Stated task >> The listing below should be printed exactly, every line of it. Skip the pictures.

· · · ·

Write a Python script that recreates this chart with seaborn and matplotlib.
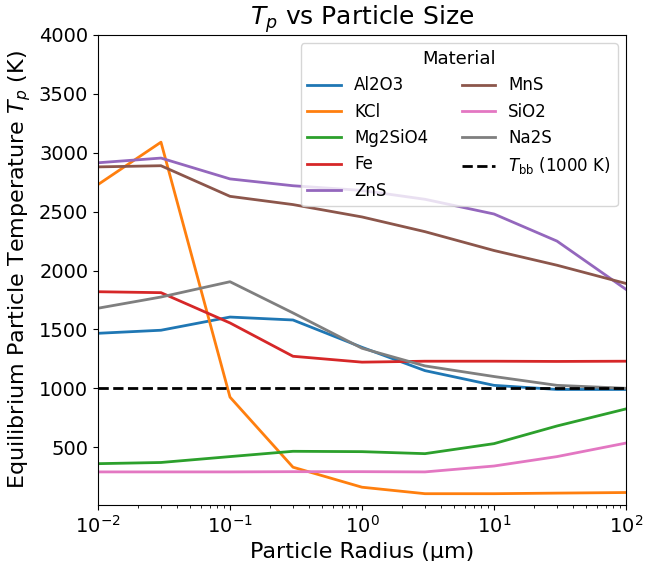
import matplotlib
matplotlib.use("Agg")
import matplotlib.pyplot as plt
import seaborn as sns
import pandas as pd

radius_um = [0.01, 0.03, 0.1, 0.3, 1, 3, 10, 30, 100]

materials = ["Al2O3", "KCl", "Mg2SiO4", "Fe", "ZnS", "MnS", "SiO2", "Na2S"]

al2o3 = [1467, 1493, 1605, 1580, 1348, 1150, 1025, 990, 990]
kcl = [2730, 3090, 925, 330, 160, 105, 105, 110, 115]
mg2sio4 = [360, 370, 420, 465, 462, 445, 530, 680, 825]
fe = [1820, 1812, 1555, 1272, 1222, 1230, 1230, 1228, 1230]
zns = [2915, 2955, 2778, 2720, 2680, 2605, 2480, 2250, 1840]
mns = [2880, 2890, 2630, 2560, 2455, 2330, 2170, 2045, 1890]
sio2 = [290, 290, 290, 292, 292, 290, 340, 420, 535]
na2s = [1680, 1775, 1905, 1640, 1340, 1190, 1100, 1025, 1000]

t_bb = 1000

series = [al2o3, kcl, mg2sio4, fe, zns, mns, sio2, na2s]
rows = []
for name, vals in zip(materials, series):
    for r, t in zip(radius_um, vals):
        rows.append({"radius": r, "Tp": t, "Material": name})
df = pd.DataFrame(rows)

fig = plt.figure(figsize=(6.65, 5.61), dpi=100)
ax = fig.add_axes([98 / 665, 1 - 505 / 561, (626 - 98) / 665, (505 - 35) / 561])

sns.lineplot(data=df, x="radius", y="Tp", hue="Material", hue_order=materials,
             palette="tab10", linewidth=2, ax=ax)
ax.axhline(t_bb, color="black", linestyle="--", linewidth=2,
           label=r"$T_{\rm bb}$ (1000 K)")

ax.set_xscale("log")
ax.set_xlim(0.01, 100)
ax.set_ylim(9, 4000)
ax.set_yticks([500, 1000, 1500, 2000, 2500, 3000, 3500, 4000])
ax.tick_params(labelsize=14)
ax.set_xlabel("Particle Radius (µm)", fontsize=16)
ax.set_ylabel(r"Equilibrium Particle Temperature $T_p$ (K)", fontsize=16)
ax.set_title(r"$T_p$ vs Particle Size", fontsize=18)

ax.legend(title="Material", ncol=2, loc="upper right", fontsize=12,
          title_fontsize=13)

fig.savefig("out.png", dpi=100)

· · · ·

Exercise result >>
Write a Python script that recreates this chart with seaborn and matplotlib.
import matplotlib
matplotlib.use("Agg")
import matplotlib.pyplot as plt
import seaborn as sns
import pandas as pd

radius_um = [0.01, 0.03, 0.1, 0.3, 1, 3, 10, 30, 100]

materials = ["Al2O3", "KCl", "Mg2SiO4", "Fe", "ZnS", "MnS", "SiO2", "Na2S"]

al2o3 = [1467, 1493, 1605, 1580, 1348, 1150, 1025, 990, 990]
kcl = [2730, 3090, 925, 330, 160, 105, 105, 110, 115]
mg2sio4 = [360, 370, 420, 465, 462, 445, 530, 680, 825]
fe = [1820, 1812, 1555, 1272, 1222, 1230, 1230, 1228, 1230]
zns = [2915, 2955, 2778, 2720, 2680, 2605, 2480, 2250, 1840]
mns = [2880, 2890, 2630, 2560, 2455, 2330, 2170, 2045, 1890]
sio2 = [290, 290, 290, 292, 292, 290, 340, 420, 535]
na2s = [1680, 1775, 1905, 1640, 1340, 1190, 1100, 1025, 1000]

t_bb = 1000

series = [al2o3, kcl, mg2sio4, fe, zns, mns, sio2, na2s]
rows = []
for name, vals in zip(materials, series):
    for r, t in zip(radius_um, vals):
        rows.append({"radius": r, "Tp": t, "Material": name})
df = pd.DataFrame(rows)

fig = plt.figure(figsize=(6.65, 5.61), dpi=100)
ax = fig.add_axes([98 / 665, 1 - 505 / 561, (626 - 98) / 665, (505 - 35) / 561])

sns.lineplot(data=df, x="radius", y="Tp", hue="Material", hue_order=materials,
             palette="tab10", linewidth=2, ax=ax)
ax.axhline(t_bb, color="black", linestyle="--", linewidth=2,
           label=r"$T_{\rm bb}$ (1000 K)")

ax.set_xscale("log")
ax.set_xlim(0.01, 100)
ax.set_ylim(9, 4000)
ax.set_yticks([500, 1000, 1500, 2000, 2500, 3000, 3500, 4000])
ax.tick_params(labelsize=14)
ax.set_xlabel("Particle Radius (µm)", fontsize=16)
ax.set_ylabel(r"Equilibrium Particle Temperature $T_p$ (K)", fontsize=16)
ax.set_title(r"$T_p$ vs Particle Size", fontsize=18)

ax.legend(title="Material", ncol=2, loc="upper right", fontsize=12,
          title_fontsize=13)

fig.savefig("out.png", dpi=100)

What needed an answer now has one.